Les films de Carax ont toujours été empreints d'onirisme. Jusqu'aux Amants du Pont-Neuf, émaillé d'images volées d'une brutalité clinique, ils paraissent même coupés du monde. Dans Boy Meets Girl et Mauvais Sang, Paris est une scène que les personnages traversent dans des décors reconstitués. Le faux est assumé. L'artificialité voulue. La Nouvelle Vague voulait filmer la ville, ses gens, la vie, Carax non. Il se tient à distance. Tout se transforme chez lui en théâtre semi-rêvé, futuriste et parfois même un peu morbide. L'espace doit être investi, transformé, jusqu'à en révéler ses limites ou signifier son dispositif aux moyens des décors qui n'ont pourtant jamais été expressionnistes.

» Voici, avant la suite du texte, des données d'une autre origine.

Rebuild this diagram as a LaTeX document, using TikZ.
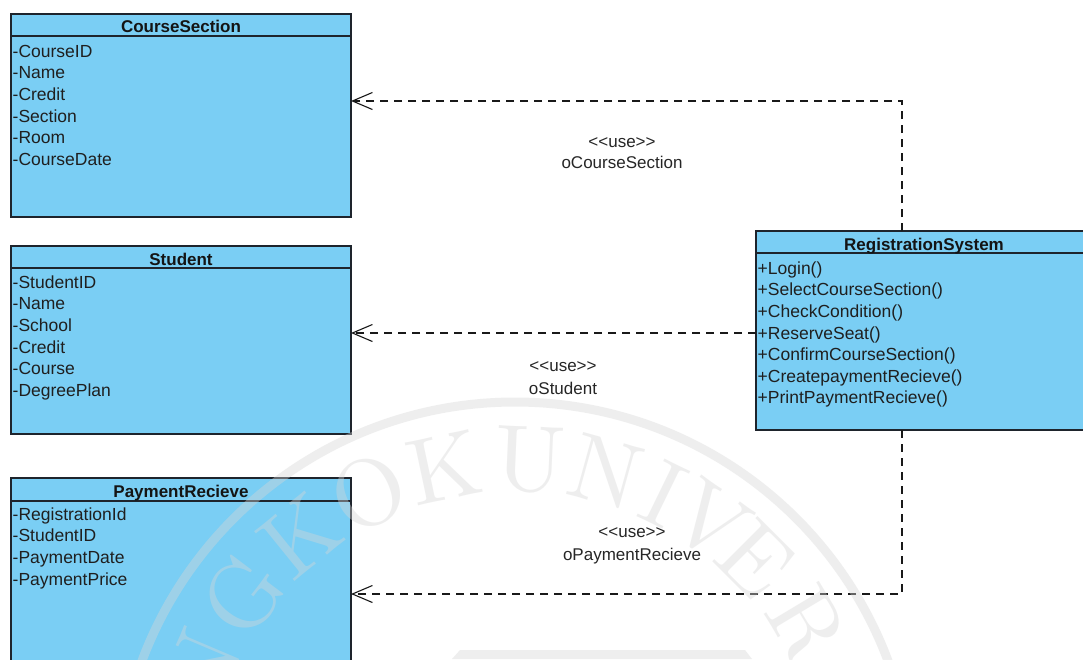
\documentclass[tikz,border=0pt]{standalone}
\usepackage{fontspec}
\setmainfont{Liberation Sans}
\newfontfamily\sealfont[Extension=.otf]{lmroman10-regular}
\usetikzlibrary{arrows.meta,calc}
\definecolor{classblue}{RGB}{122,206,244}
\definecolor{classline}{RGB}{30,36,44}
\definecolor{sealgray}{RGB}{214,214,214}
\begin{document}
\begin{tikzpicture}[x=1pt,y=-1pt,
  classbox/.style={draw=classline, line width=1.4pt, fill=classblue,
    inner sep=0pt, outer sep=0pt, anchor=north west},
  sepline/.style={draw=classline, line width=1.4pt},
  head/.style={font=\fontsize{17}{17}\selectfont\bfseries, anchor=base,
    inner sep=0pt, text=black!92},
  member/.style={font=\fontsize{17.5}{17.5}\selectfont, anchor=base west,
    inner sep=0pt, text=black!88},
  tag/.style={font=\fontsize{17}{17}\selectfont, anchor=base, inner sep=0pt,
    text=black!85},
  dep/.style={draw=black!90, line width=1.3pt, dash pattern=on 8pt off 6pt,
    -{Straight Barb[length=20pt,width=17pt,line width=1.1pt]}},
  seal/.style={font=\sealfont\fontsize{94}{94}\selectfont, text=sealgray,
    inner sep=0pt, anchor=center},
]
\useasboundingbox (0,0) rectangle (1083,659);
\fill[white] (0,0) rectangle (1083,659);

% ---------- classes ----------
\node[classbox, minimum width=340pt, minimum height=203pt] (cs) at (11,14) {};
\draw[sepline] ($(cs.north west)+(0,22)$) -- ($(cs.north east)+(0,22)$);
\node[head] (cs-title) at ($(cs.north)+(0,18)$) {CourseSection};
\foreach \t [count=\i from 0] in {-CourseID,-Name,-Credit,-Section,-Room,-CourseDate}
  \node[member] (cs-\i) at ($(cs.north west)+(1.5,43.3+21.6*\i)$) {\t};

\node[classbox, minimum width=340pt, minimum height=188pt] (st) at (11,246) {};
\draw[sepline] ($(st.north west)+(0,22)$) -- ($(st.north east)+(0,22)$);
\node[head] (st-title) at ($(st.north)+(0,19)$) {Student};
\foreach \t [count=\i from 0] in {-StudentID,-Name,-School,-Credit,-Course,-DegreePlan}
  \node[member] (st-\i) at ($(st.north west)+(1.5,42.3+21.6*\i)$) {\t};

\node[classbox, minimum width=340pt, minimum height=200pt] (pr) at (11,478) {};
\draw[sepline] ($(pr.north west)+(0,23)$) -- ($(pr.north east)+(0,23)$);
\node[head] (pr-title) at ($(pr.north)+(0,19)$) {PaymentRecieve};
\foreach \t [count=\i from 0] in {-RegistrationId,-StudentID,-PaymentDate,-PaymentPrice}
  \node[member] (pr-\i) at ($(pr.north west)+(1.5,42.3+21.6*\i)$) {\t};

\node[classbox, minimum width=336pt, minimum height=199pt] (reg) at (756,231) {};
\draw[sepline] ($(reg.north west)+(0,22)$) -- ($(reg.north east)+(0,22)$);
\node[head] (reg-title) at ($(reg.north)+(0,19)$) {RegistrationSystem};
\foreach \t [count=\i from 0] in {+Login(),+SelectCourseSection(),+CheckCondition(),
    +ReserveSeat(),+ConfirmCourseSection(),+CreatepaymentRecieve(),+PrintPaymentRecieve()}
  \node[member] (reg-\i) at ($(reg.north west)+(1.5,43.3+21.6*\i)$) {\t};

% ---------- dependencies ----------
\coordinate (csPort) at ($(cs.north east)+(0,87)$);
\coordinate (prPort) at ($(pr.north east)+(0,116)$);
\draw[dep] ([xshift=146pt]reg.north west) |- (csPort);
\draw[dep] ($(reg.north west)+(0,102)$) -- ($(st.north east)+(0,87)$);
\draw[dep] ([xshift=146pt]reg.south west) |- (prPort);

\node[tag] (csUse)  at (622,147.5) {<{}<use>{}>};
\node[tag] (csName) at (622,168.5) {oCourseSection};
\node[tag] (stUse)  at (563,371.5) {<{}<use>{}>};
\node[tag] (stName) at (563,394.5) {oStudent};
\node[tag] (prUse)  at (632,537.5) {<{}<use>{}>};
\node[tag] (prName) at (632,560.5) {oPaymentRecieve};

% ---------- university seal in the background ----------
\begin{scope}[opacity=0.4]
  \coordinate (sealC) at (515,800);
  \draw[sealgray, line width=9pt] (sealC) circle[radius=398pt];
  \fill[sealgray] (452,659) -- (460,650) -- (745,650) -- (752,659) -- cycle;
  \foreach \l/\a in {N/157,G/143,K/129,O/115.5,K/102,U/87.5,N/74.5,I/64,V/55,E/45,R/31,S/19}
    \node[seal, rotate=\a-90] at ($(sealC)+(\a:340pt)$) {\l};
\end{scope}
\end{tikzpicture}
\end{document}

Il y a souvent plus de Cocteau, Franju, Feuillade, de cinéma avant-gardiste, de bande dessinée (en pleine effervescence durant les 80's, en témoignent la présence d'Hugo Pratt dans Mauvais Sang) et parfois même de réalisme poétique chez Carax, que de Nouvelle Vague, dont il n'a gardé que le geste essentiel, pas les films.

Le cinéma un peu sorcier et instantané de Carax n'a pas peur de flirter avec le fantastique et se fiche un peu du néo-réalisme que la bande à Bazin avait tant loué. Le muet, qu'il retrouve aussi par Chaplin et ces films des corps parlants que Lavant reprend à son compte porté par les traditions du cirque, est à la fois un moyen de choisir ses pères et un autre raccourci vers les origines. Une manière d'être ce regard qui subvertirait la conscience de sa finitude par là où les choses ont commencé. Comme si elles suffisaient à répéter et prouver leur importance pour l'éternité. De la mort du cinéma dont Carax retend le spectre à la fin d'Holy Motors, il n'a jamais voulu que s'en servir pour exprimer la supériorité absolue de ses images. La beauté autrefois instantanée et désormais complexe de ses films est le synonyme d'une nécessité pour rappeler, vite, toujours, que la lumière ne doit pas s'éteindre, il en couterait de nous.